Aside from doing better in a technical capacity, I could improve my communication and collaboration skills and professionalism. More often than not, I’d discover a slack message or notification one or two hours too late. Through regular meetings with the other interns, I’ve realized just how inconsiderate I could be by prematurely shooting down others’ ideas and opinions before really hearing them out. Along the lines of effective and fair communication, I’ve learned to demonstrate greater professionalism by keeping track of my own progress and more frequently updating the team on where I was with my work. And finally, though slightly unrelated, I was pleasantly surprised at the beginning of my internship to learn that Viget developers have really awesome camaraderie going for them. Alongside collaborating on impossible projects being the wizards they all are, internal communication between Viget developers is casual and outright hilarious.
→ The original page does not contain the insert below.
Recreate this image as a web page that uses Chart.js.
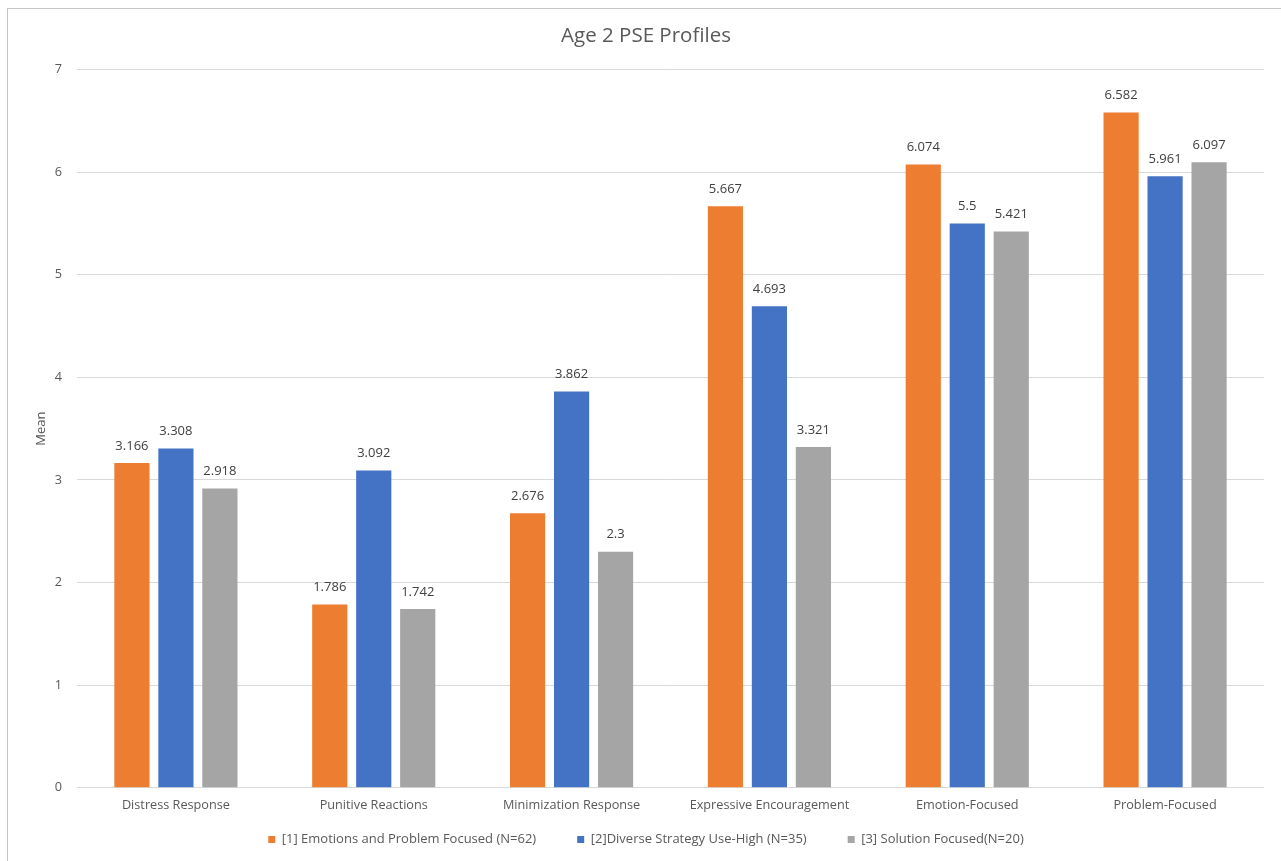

Rather than regularly contributing to the animated, ongoing internal discussions, I was passive and self-involved the majority of the time. I’ll be sure to take cues from future work environments to match their language and behavior patter
Clearly, there’s a lot to be learned from an internship experience with Viget. Foremost, the company’s emphasis on excellence and integrity has done wonders for my own perspective on the importance of doing good work and the pleasures of honest collaboration. This internship has given me more than adequate exposure to all aspects of web development and the tech industry at large. With my newly equipped skills, experiences, and relationships, I feel excited to ride the transition from the sheltered bubble that is my liberal arts college into the real world where real things get done. So, thank you to everyone at Viget for a host of lifelong lessons learned, and best of luck to future Rails developer interns!